Hello.

Ontario birders might want to know that a small breeding population of
Golden-winged Warblers in the Codrington area of Brighton Township is
currently under threat from a large gravel operation planned by St Marys
Cement (CBM). CBM has applied to strip and excavate 105 hectares of forest
and scrubland on the moraine north of the Old Wooler Road and east of
Highway 30. The environmental assessment commissioned by CBM concedes that
there are indeed Golden-winged Warblers at the site (a species of special
concern in the province, threatened nationally, and protected under the
federal *Migratory Birds Convention Act*), but suggests that there are
enough other GWWAs in the immediate neighbourhood to offset the losses from
the actual property. They imply as well that dislocated birds will simply
move over to suitable territory nearby. The collateral environmental
disruption of the neighbouring properties (noise, dust, light, 24-hour
crushing and trucking) will make nonsense of these specious suggestions.

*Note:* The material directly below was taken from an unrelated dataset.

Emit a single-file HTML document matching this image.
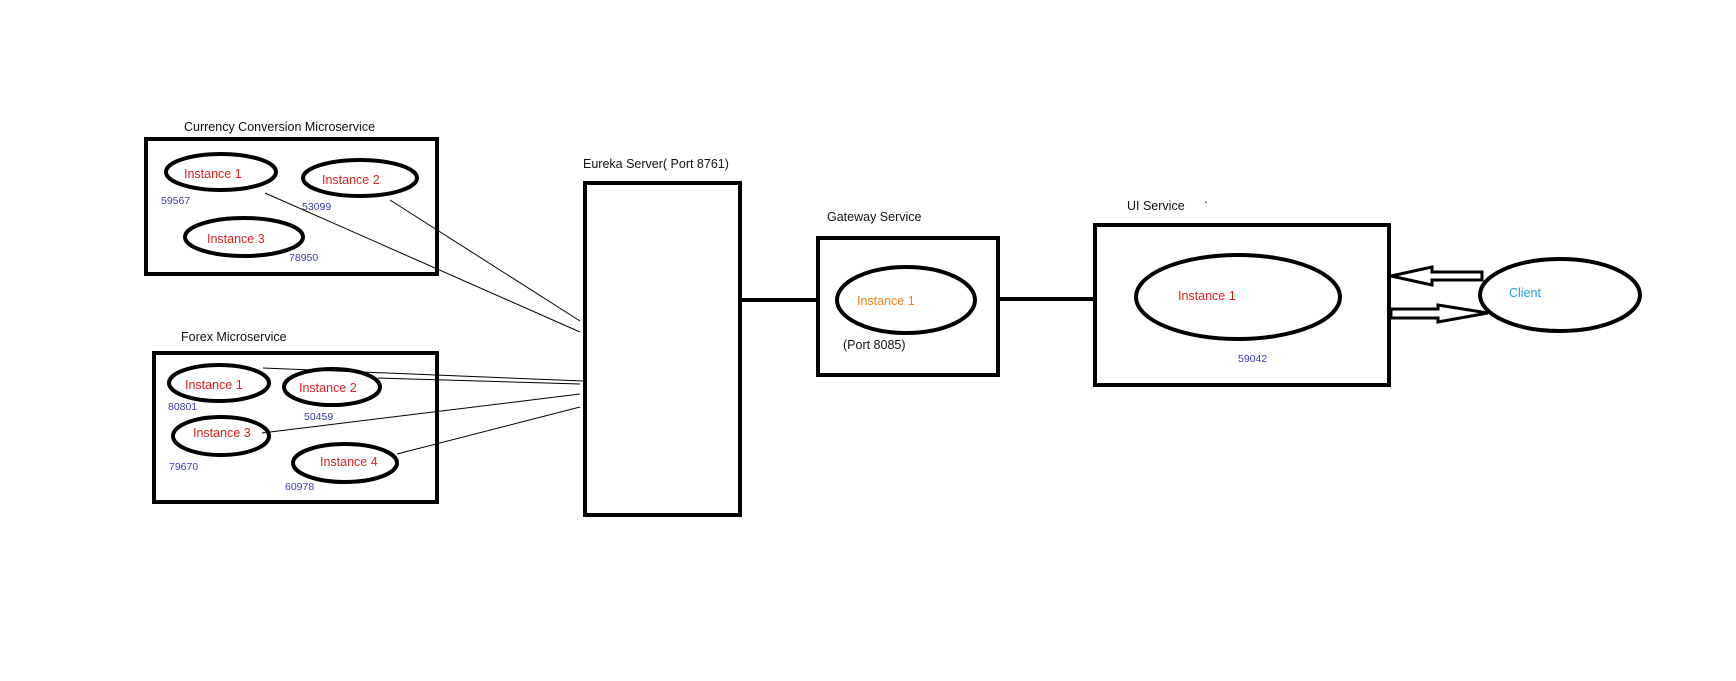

In my years of visiting the property affected, it has hosted GWWA, BWWA, and
the common hybrid offspring BRWA (as well as very many other species,
obviously).

Brighton Council will debate CBM’s rezoning application (from rural to
industrial) on August 10. Should that rezoning be defeated locally, CBM will
appeal to the OMB (with predictable results, I fear). Codrington/Brighton
residents are in the early stages of forming a number of bodies dedicated to
fighting this application. There is a fledgling(!) Facebook Group called
Stop the Codrington Gravel Pit, which Facebook users may visit. For those
who wish more information, including how to register an objection with CBM
and the MNR, I will provide other contact addresses by private email as they
become available to me.

In the words of the Co-ordinator of this list: “This species is truly
stressed. . . . This is a declining population throughout Ontario and can
ill afford additional habitat removal." Exactly.